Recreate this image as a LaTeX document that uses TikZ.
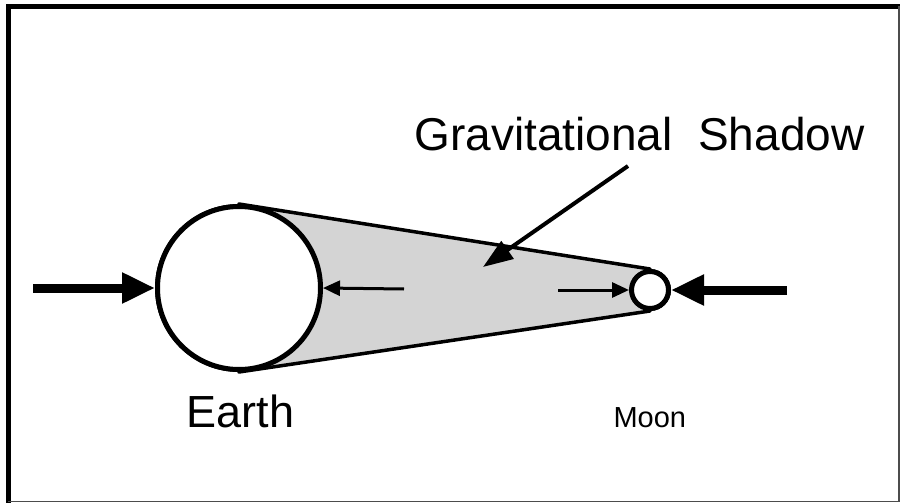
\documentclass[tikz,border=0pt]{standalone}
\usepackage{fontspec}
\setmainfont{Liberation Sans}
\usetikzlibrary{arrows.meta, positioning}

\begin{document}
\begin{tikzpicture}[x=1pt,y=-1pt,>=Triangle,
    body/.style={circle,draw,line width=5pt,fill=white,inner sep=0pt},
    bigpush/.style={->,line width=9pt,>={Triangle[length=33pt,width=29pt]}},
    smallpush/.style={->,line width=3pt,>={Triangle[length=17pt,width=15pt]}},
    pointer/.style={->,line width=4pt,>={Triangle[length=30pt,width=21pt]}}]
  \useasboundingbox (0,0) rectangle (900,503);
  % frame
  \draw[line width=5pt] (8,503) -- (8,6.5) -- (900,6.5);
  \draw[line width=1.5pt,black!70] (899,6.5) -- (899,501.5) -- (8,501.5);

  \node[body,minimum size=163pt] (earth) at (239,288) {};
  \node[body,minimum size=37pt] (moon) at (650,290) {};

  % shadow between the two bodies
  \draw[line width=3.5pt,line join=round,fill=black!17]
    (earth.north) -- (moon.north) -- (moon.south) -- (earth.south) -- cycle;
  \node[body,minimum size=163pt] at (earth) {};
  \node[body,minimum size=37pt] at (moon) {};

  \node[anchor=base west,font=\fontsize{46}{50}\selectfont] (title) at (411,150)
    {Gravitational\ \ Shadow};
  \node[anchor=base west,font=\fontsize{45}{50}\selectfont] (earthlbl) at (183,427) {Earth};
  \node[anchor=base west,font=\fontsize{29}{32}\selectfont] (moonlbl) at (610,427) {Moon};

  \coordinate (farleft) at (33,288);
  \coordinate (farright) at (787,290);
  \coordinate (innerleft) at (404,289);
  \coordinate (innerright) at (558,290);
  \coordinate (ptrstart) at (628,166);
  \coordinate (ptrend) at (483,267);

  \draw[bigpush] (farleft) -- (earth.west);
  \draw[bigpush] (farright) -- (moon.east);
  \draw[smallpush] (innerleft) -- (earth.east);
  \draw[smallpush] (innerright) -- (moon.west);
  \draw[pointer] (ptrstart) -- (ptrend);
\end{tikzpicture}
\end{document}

------------------------------------------------

Starting at the first line of the material, output exactly the lines up to and including the one with "size=37pt] at (moon)". Do not include the pictures.

**Result of this task**.
Recreate this image as a LaTeX document that uses TikZ.
\documentclass[tikz,border=0pt]{standalone}
\usepackage{fontspec}
\setmainfont{Liberation Sans}
\usetikzlibrary{arrows.meta, positioning}

\begin{document}
\begin{tikzpicture}[x=1pt,y=-1pt,>=Triangle,
    body/.style={circle,draw,line width=5pt,fill=white,inner sep=0pt},
    bigpush/.style={->,line width=9pt,>={Triangle[length=33pt,width=29pt]}},
    smallpush/.style={->,line width=3pt,>={Triangle[length=17pt,width=15pt]}},
    pointer/.style={->,line width=4pt,>={Triangle[length=30pt,width=21pt]}}]
  \useasboundingbox (0,0) rectangle (900,503);
  % frame
  \draw[line width=5pt] (8,503) -- (8,6.5) -- (900,6.5);
  \draw[line width=1.5pt,black!70] (899,6.5) -- (899,501.5) -- (8,501.5);

  \node[body,minimum size=163pt] (earth) at (239,288) {};
  \node[body,minimum size=37pt] (moon) at (650,290) {};

  % shadow between the two bodies
  \draw[line width=3.5pt,line join=round,fill=black!17]
    (earth.north) -- (moon.north) -- (moon.south) -- (earth.south) -- cycle;
  \node[body,minimum size=163pt] at (earth) {};
  \node[body,minimum size=37pt] at (moon) {};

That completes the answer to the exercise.